Vajrasattva is commonly depicted with different consorts, Dharmadhatvishvari, Ghantapani (“Bell Bearer”), the peaceful one Vajragarvi aka Vajrasattvatmika (Tib. Dorje Nyema), the wrathful one Diptacakra, Vajratopa, Vajrabhrikuti, and others.
Vajrasattva is illustrated in pure white in color and is sometimes known as the Prince of Purity. Vajrasattva is always represented seated, wearing the five-leaved crown and the dress and ornaments of a Dhyani-Bodhisattva. He usually holds the vajra against his breast with the right hand, but the vajra may be held in the hand or balanced on its point in the palm of the hand.
Chanting Om Vajra Sattva Hum (Om Benza Satto Hung) mantra benefits:
Vajrasattva’s mantra is a potent purification mantra that invokes the mind-streams of all the Buddhas.

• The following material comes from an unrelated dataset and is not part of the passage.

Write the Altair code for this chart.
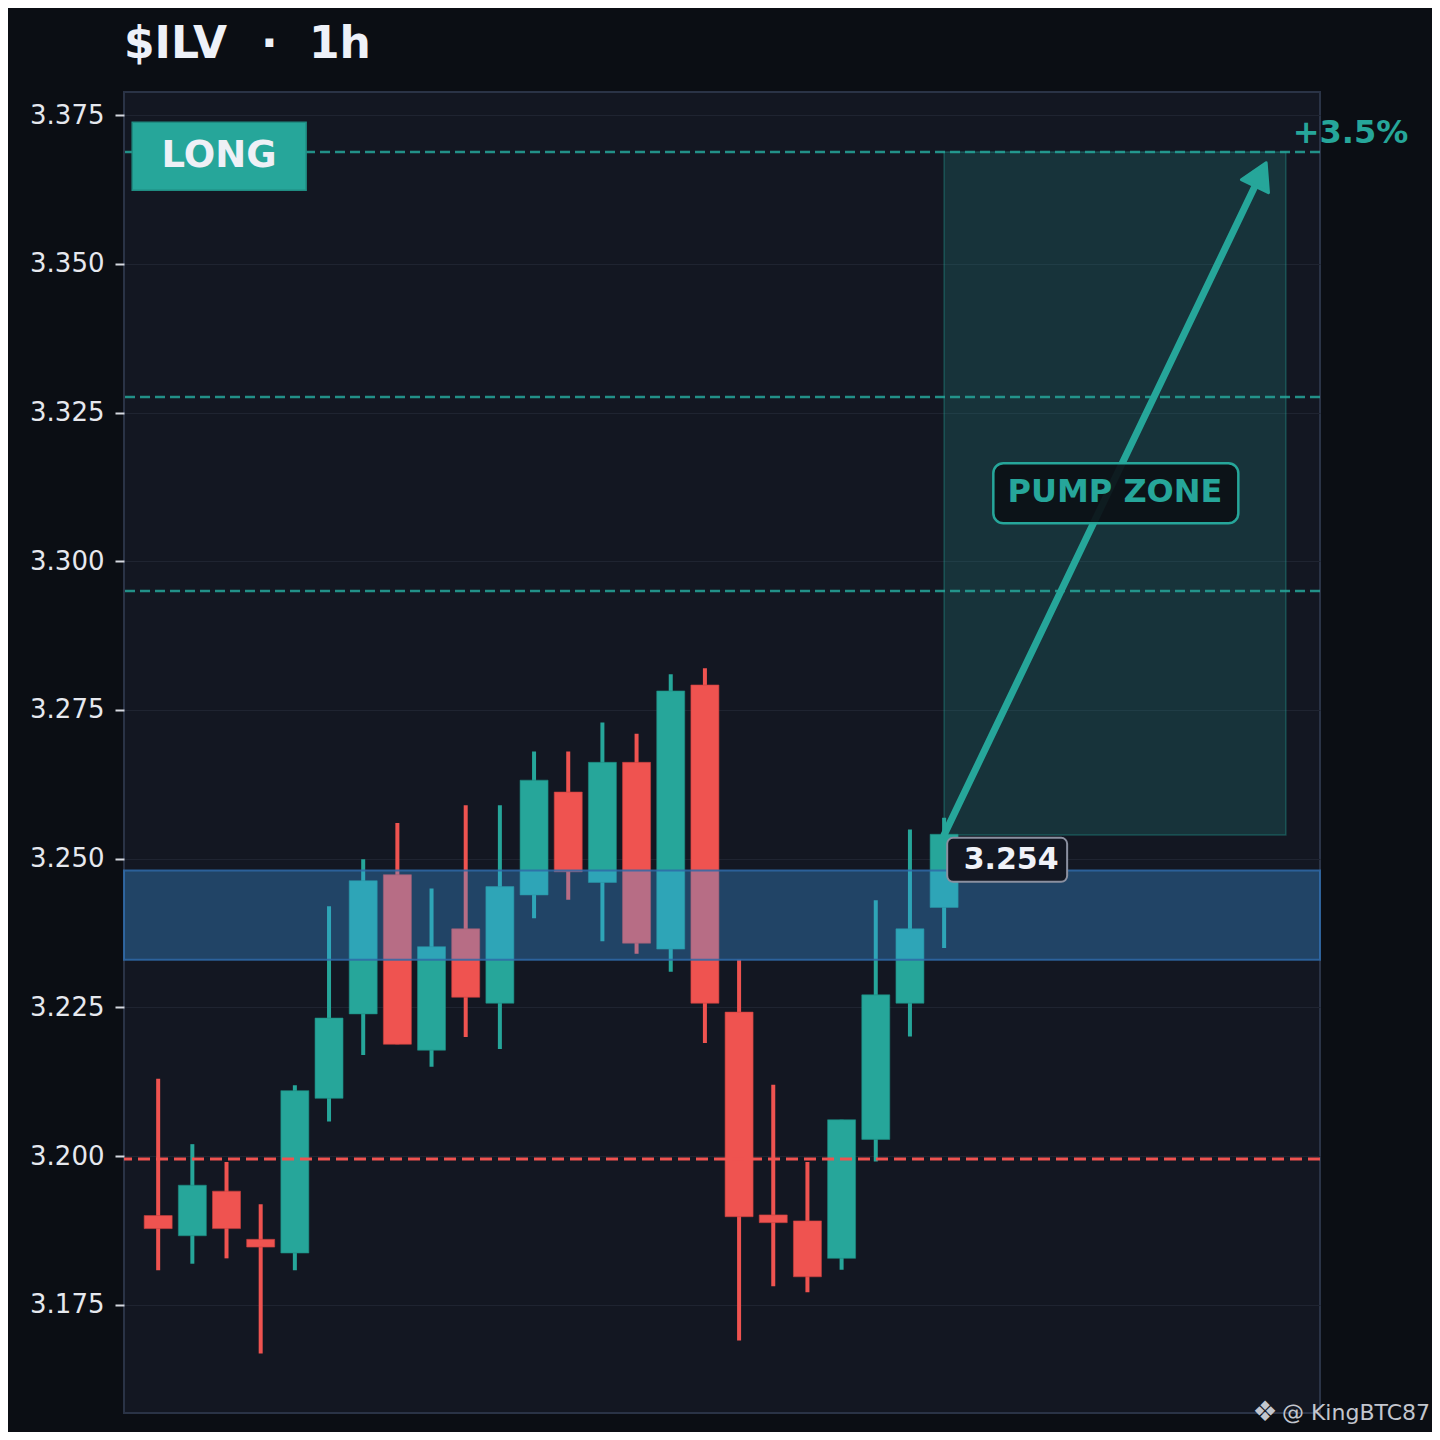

“By reciting the 100-syllable mantra at the end of each practice, all mistakes or omissions made during the purification practice will be corrected and brought to perfection, like the brilliance radiating from a full moon. One will be forgiven by the Buddhas and Bodhisattvas. A regular chanting of this mantra gives the significance of repentance, eradication of karmic obscurations, curbing the numerous evil thoughts and nipping evil thoughts in the bud, subduing all maras and evils and causing them to flee, destroying all worries, and increasing one’s merits and virtue.” – Gautama Buddha
Additionally, in Tibetan Vajrayana Buddhist practice, Bodhisattva Vajrasattva is used in the Ngondro, or preliminary practices, in order to purify the mind’s defilements, prior to undertaking more advanced tantric techniques.
Vajrasattva Bodhisattva purification sadhana is an immensely powerful practice. As a Mahayana practice, it is undertaken with a bodhicitta aim to purify all our negative karma in order to reach enlightenment as quickly as possible in order to be best able to help all sentient beings.
We should practice purification on a daily basis because of the deep realization of the psycho-mechanics of negative karma, particularly its 4 fundamentals: negative karma is certain to bring suffering; it multiplies exponentially; if eradicated, it cannot bring its suffering result; and once created, it never simply disappears.
“Purification of karma” is literally an abbreviated way of saying “purification of karmic aftermath.” In this context, “purification” means eliminating the likelihood of our experiencing the karmic results that would come about from the ripening of these aftermaths.